Walter Davis and Bimbo Foods Bakery, the manufacturer of several popular baked goods brands, entered into a distribution agreement in January 2011, under which Bimbo granted Davis the exclusive distribution rights to a territory encompassing Frederick County, Maryland. The distribution agreement granted Davis the rights to deliver to “Outlets” within the territory, and defined Outlets as, “all retail stores and institutional accounts which purchase Products by store door delivery.” Notably, “retail stores” and “store door delivery” were not defined terms in the agreement. In February 2020, Kroger opened an automated fulfillment center in the territory.

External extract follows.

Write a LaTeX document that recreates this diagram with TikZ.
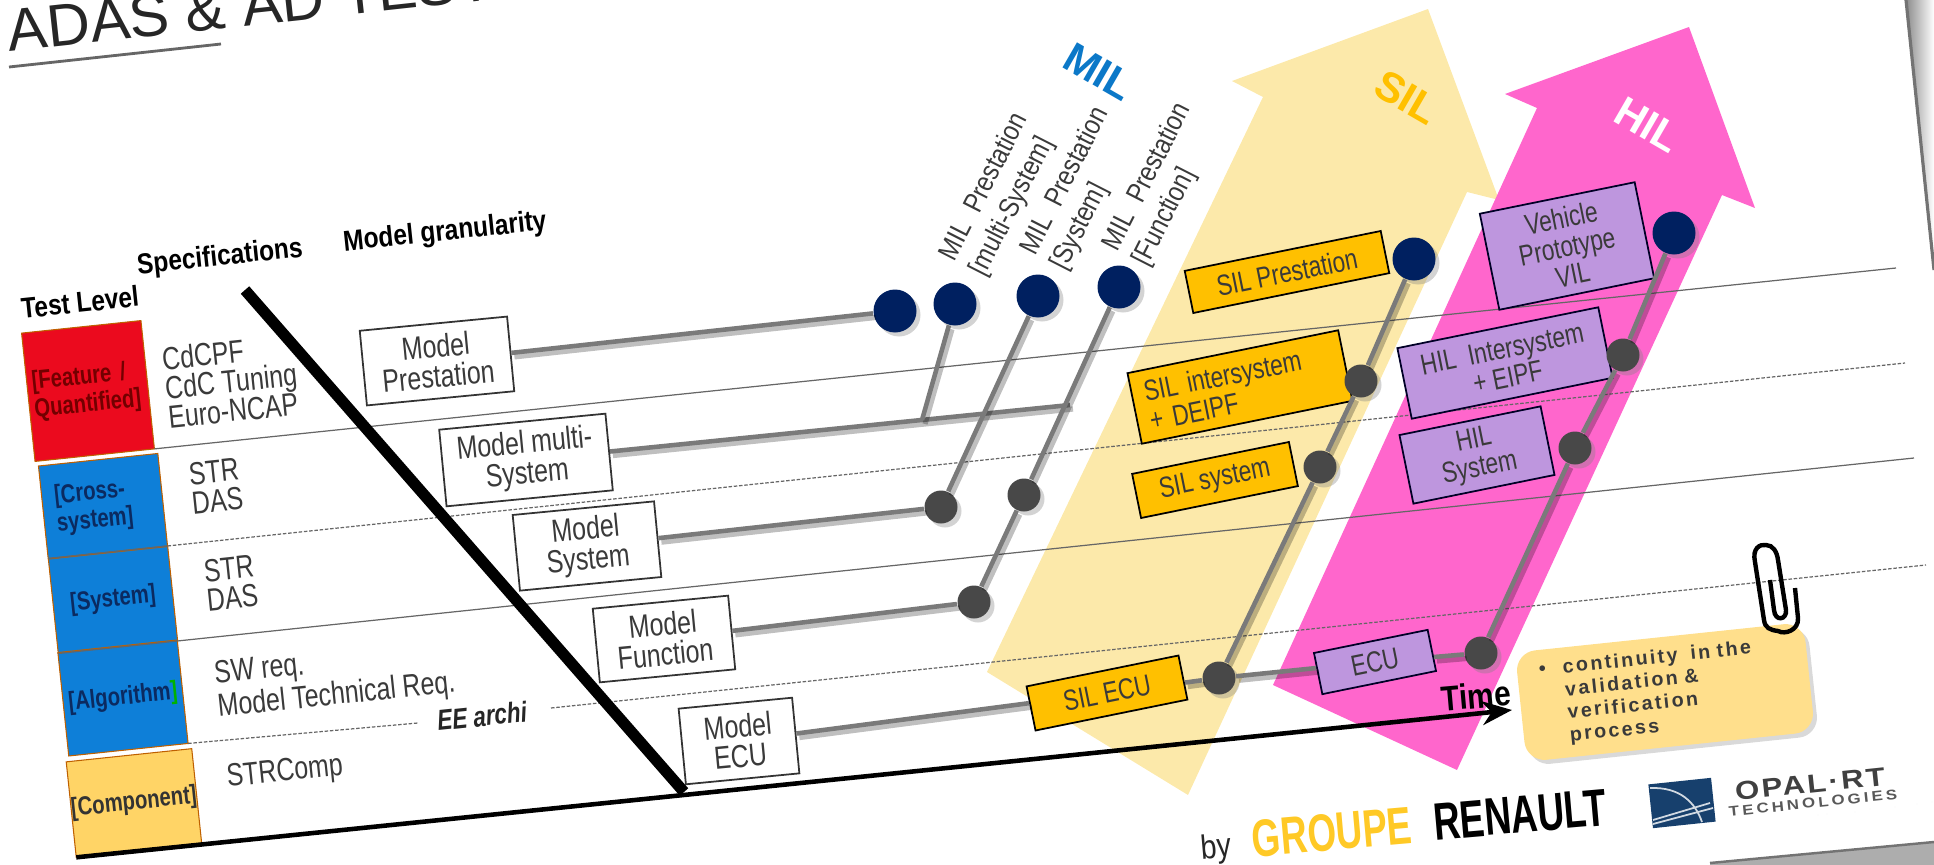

The fulfillment center did not service stores directly, but instead supplemented inventory of nearby Kroger stores and fulfilled orders from online consumers. Bimbo informed Davis that it intended to allow another distributor to deliver to the fulfillment center, after which, Davis sued for anticipatory breach of the distribution agreement. Davis sought (i) a declaration that the fulfillment center constituted an “Outlet” and (ii) an injunction preventing Bimbo from using other distributors to deliver to the fulfillment center. After a four-day bench trial, the trial court found in favor of Davis. Bimbo appealed.
The Fourth Circuit held that the district court did not clearly err when determining that the fulfillment center constituted an Outlet under the distribution agreement. On appeal, Bimbo first argued that, because the term Outlet was unambiguous, the district court erred by considering parol evidence to determine the meaning of the two undefined terms—“retail stores” and “store door delivery.” The Fourth Circuit disagreed, noting that both Bimbo and Davis proffered competing dictionary definitions of those terms, and that, because neither definition resolved the open question in the context of the case, the district court properly considered parol evidence in the form of testimony from experts and former Bimbo employees. Second, Bimbo argued that the district court erred by finding that the terms “retail stores” and “store door delivery” included the fulfillment center. Again, the Fourth Circuit disagreed, reasoning that (a) the distribution agreement’s plain text supported the district court’s conclusion, (b) the testimony of Bimbo’s former employees supported the district court’s finding, (c) and Bimbo’s proffered evidence to the contrary was confusing and counterintuitive.